Again, this is something we could do. This was our favorable position because dental schools could not afford this individual. If you look at it this way, to explain myself for the record and for you, a dental school could not hire. Well, we'll take an example. A Ph.D. or two Ph.D.'s or three in bacteriology, even though microbiology or bacteriology was one of the subjects that was taught in dental school, and so forth. They had to make this a part-time arrangement with the medical school, because they needed people, and they would have to hire people that, in addition to whatever they taught in bacteriology or microbiology, could also be available as a clinical instructor or teacher. In other words, they got dual use out of him. Well, you couldn't get dual use out of a person with a straight Ph.D. degree.
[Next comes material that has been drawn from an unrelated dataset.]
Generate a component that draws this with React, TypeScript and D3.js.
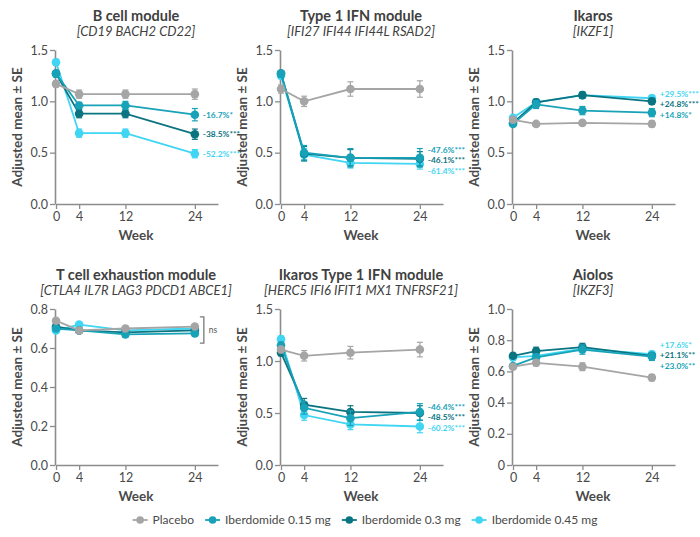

This is another one of those favorable recruitment things that we had here that a dental school didn't have. This picture is changing. Thank God that it is. This is part of the pattern that was set up here that is also changing that pattern in the nation as a whole.

 

Q: Are there any specific problems or general problems that bear on you as the Institute director? I suppose you don't have any time for research yourself anymore, do you?

 

DR. ARNOLD: No. The answer is no. I carried on with the Grand Rapids study and was active in the Grand Rapids study, in terms of direct activity and time-consuming activity for research, up until the end of that study. 1956, I think, was the last. But since then, other than how you might say the reporting of research and the discussion of research and so forth, no direct research activities, no laboratory activities that I've become directly involved in. I dropped that. You can't do both things. Many people have found that out.

 

I think maybe to finish off another thing for the record that I don't think was in here, just to toss it in, going back to the fluoride, we'll keep the record up at least as far as we can go on the thing. I think it might be interesting to have on this record that at the present time, we are engaged in trying to get a joint study in


operation, studying the three major areas that started fluoridation just 20 years ago. This has been mentioned for the record. Newburgh, Branford, and Grand Rapids. We are on the books for later this month, we are having a get-together meeting with the people who were responsible, and still are responsible for those studies, to see what now would be important to go back and find out in these communities where it was definitely known when they put fluoride in and where you have records on people that were living there at the time, find out where they have been living, where you can get hospital records, the whole gamut of things.

 

This study is under contemplation, I'm sure, within the year. We'll get under way and this may truly wrap up the whole question, to answer some of the anti-fluoridationists, if you want to look at it that way. I can assure you that that part of the record won't be published, because we're not doing it just because some people that are unknowledgeable are squawking. There are various other things to learn when you make studies of that sort and have 20 years' experience with good records to begin with.